**Your objective**. All the data below goes into the copy word for word, but the pictures don't.
═════ Source excerpt
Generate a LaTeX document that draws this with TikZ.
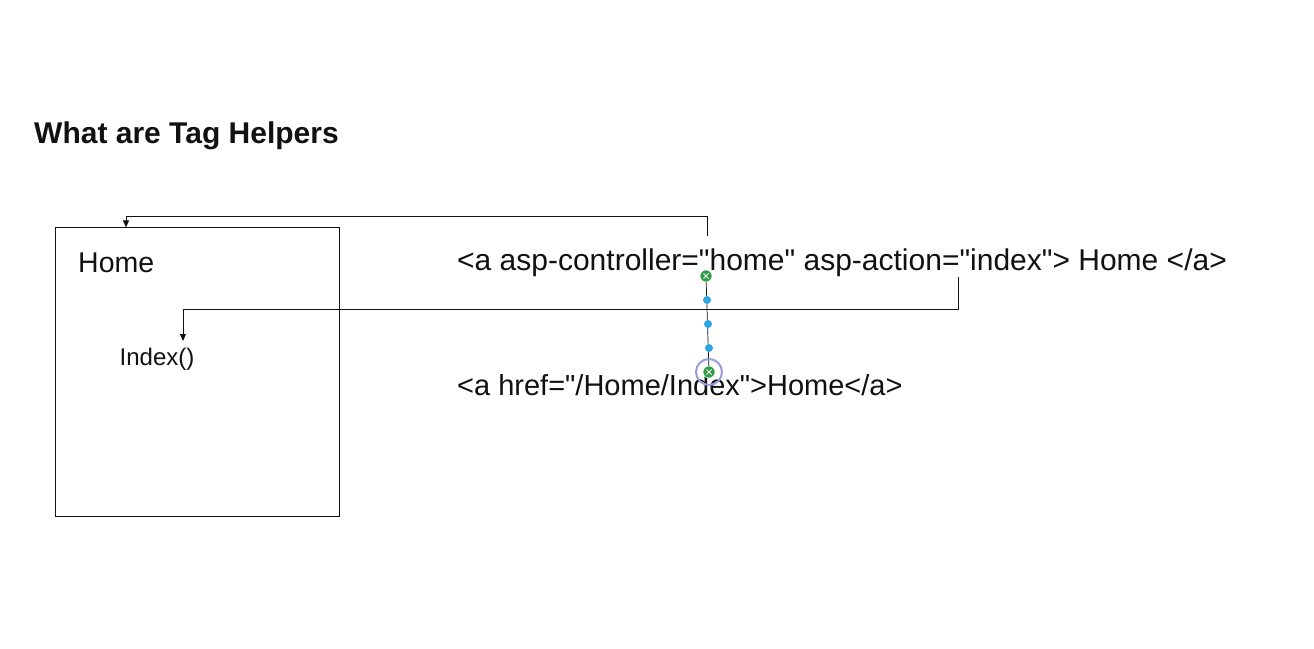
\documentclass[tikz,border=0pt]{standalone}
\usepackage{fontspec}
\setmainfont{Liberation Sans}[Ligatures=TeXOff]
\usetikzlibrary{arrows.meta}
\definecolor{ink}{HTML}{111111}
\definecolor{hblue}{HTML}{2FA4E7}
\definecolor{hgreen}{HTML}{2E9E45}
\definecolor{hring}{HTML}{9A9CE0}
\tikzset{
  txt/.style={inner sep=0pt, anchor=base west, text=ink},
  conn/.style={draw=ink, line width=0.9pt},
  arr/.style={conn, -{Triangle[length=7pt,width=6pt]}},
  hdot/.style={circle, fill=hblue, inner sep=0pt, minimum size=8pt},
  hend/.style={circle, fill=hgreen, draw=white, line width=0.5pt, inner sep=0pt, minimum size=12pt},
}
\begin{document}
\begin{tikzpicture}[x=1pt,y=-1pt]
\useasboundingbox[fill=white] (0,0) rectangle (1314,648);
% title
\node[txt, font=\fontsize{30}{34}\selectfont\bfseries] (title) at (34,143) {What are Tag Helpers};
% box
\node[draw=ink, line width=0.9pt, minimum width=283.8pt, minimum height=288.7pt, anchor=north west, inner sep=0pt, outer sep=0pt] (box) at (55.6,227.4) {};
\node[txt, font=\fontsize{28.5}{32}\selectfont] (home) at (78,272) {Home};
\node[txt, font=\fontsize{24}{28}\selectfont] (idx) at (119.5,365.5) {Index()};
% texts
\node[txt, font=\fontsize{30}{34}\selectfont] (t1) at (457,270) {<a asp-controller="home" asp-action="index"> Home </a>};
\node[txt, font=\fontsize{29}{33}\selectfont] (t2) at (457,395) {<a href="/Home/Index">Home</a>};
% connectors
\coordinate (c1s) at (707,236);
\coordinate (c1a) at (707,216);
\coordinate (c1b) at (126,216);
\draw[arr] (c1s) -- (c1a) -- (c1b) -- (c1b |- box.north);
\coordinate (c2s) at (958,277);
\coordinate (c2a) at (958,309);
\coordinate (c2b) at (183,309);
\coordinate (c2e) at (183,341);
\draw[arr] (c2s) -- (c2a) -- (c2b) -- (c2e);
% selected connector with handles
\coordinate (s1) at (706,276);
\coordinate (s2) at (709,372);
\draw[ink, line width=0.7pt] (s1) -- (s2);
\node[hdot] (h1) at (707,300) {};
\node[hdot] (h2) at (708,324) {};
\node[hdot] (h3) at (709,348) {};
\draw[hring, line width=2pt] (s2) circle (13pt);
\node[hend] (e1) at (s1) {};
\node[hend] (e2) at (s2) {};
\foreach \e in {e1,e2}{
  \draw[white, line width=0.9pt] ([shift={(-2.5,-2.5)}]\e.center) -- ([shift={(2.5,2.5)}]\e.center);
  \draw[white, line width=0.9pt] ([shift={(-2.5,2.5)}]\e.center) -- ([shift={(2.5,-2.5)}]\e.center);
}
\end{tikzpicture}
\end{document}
══════════
**Written solution**.
Generate a LaTeX document that draws this with TikZ.
\documentclass[tikz,border=0pt]{standalone}
\usepackage{fontspec}
\setmainfont{Liberation Sans}[Ligatures=TeXOff]
\usetikzlibrary{arrows.meta}
\definecolor{ink}{HTML}{111111}
\definecolor{hblue}{HTML}{2FA4E7}
\definecolor{hgreen}{HTML}{2E9E45}
\definecolor{hring}{HTML}{9A9CE0}
\tikzset{
  txt/.style={inner sep=0pt, anchor=base west, text=ink},
  conn/.style={draw=ink, line width=0.9pt},
  arr/.style={conn, -{Triangle[length=7pt,width=6pt]}},
  hdot/.style={circle, fill=hblue, inner sep=0pt, minimum size=8pt},
  hend/.style={circle, fill=hgreen, draw=white, line width=0.5pt, inner sep=0pt, minimum size=12pt},
}
\begin{document}
\begin{tikzpicture}[x=1pt,y=-1pt]
\useasboundingbox[fill=white] (0,0) rectangle (1314,648);
% title
\node[txt, font=\fontsize{30}{34}\selectfont\bfseries] (title) at (34,143) {What are Tag Helpers};
% box
\node[draw=ink, line width=0.9pt, minimum width=283.8pt, minimum height=288.7pt, anchor=north west, inner sep=0pt, outer sep=0pt] (box) at (55.6,227.4) {};
\node[txt, font=\fontsize{28.5}{32}\selectfont] (home) at (78,272) {Home};
\node[txt, font=\fontsize{24}{28}\selectfont] (idx) at (119.5,365.5) {Index()};
% texts
\node[txt, font=\fontsize{30}{34}\selectfont] (t1) at (457,270) {<a asp-controller="home" asp-action="index"> Home </a>};
\node[txt, font=\fontsize{29}{33}\selectfont] (t2) at (457,395) {<a href="/Home/Index">Home</a>};
% connectors
\coordinate (c1s) at (707,236);
\coordinate (c1a) at (707,216);
\coordinate (c1b) at (126,216);
\draw[arr] (c1s) -- (c1a) -- (c1b) -- (c1b |- box.north);
\coordinate (c2s) at (958,277);
\coordinate (c2a) at (958,309);
\coordinate (c2b) at (183,309);
\coordinate (c2e) at (183,341);
\draw[arr] (c2s) -- (c2a) -- (c2b) -- (c2e);
% selected connector with handles
\coordinate (s1) at (706,276);
\coordinate (s2) at (709,372);
\draw[ink, line width=0.7pt] (s1) -- (s2);
\node[hdot] (h1) at (707,300) {};
\node[hdot] (h2) at (708,324) {};
\node[hdot] (h3) at (709,348) {};
\draw[hring, line width=2pt] (s2) circle (13pt);
\node[hend] (e1) at (s1) {};
\node[hend] (e2) at (s2) {};
\foreach \e in {e1,e2}{
  \draw[white, line width=0.9pt] ([shift={(-2.5,-2.5)}]\e.center) -- ([shift={(2.5,2.5)}]\e.center);
  \draw[white, line width=0.9pt] ([shift={(-2.5,2.5)}]\e.center) -- ([shift={(2.5,-2.5)}]\e.center);
}
\end{tikzpicture}
\end{document}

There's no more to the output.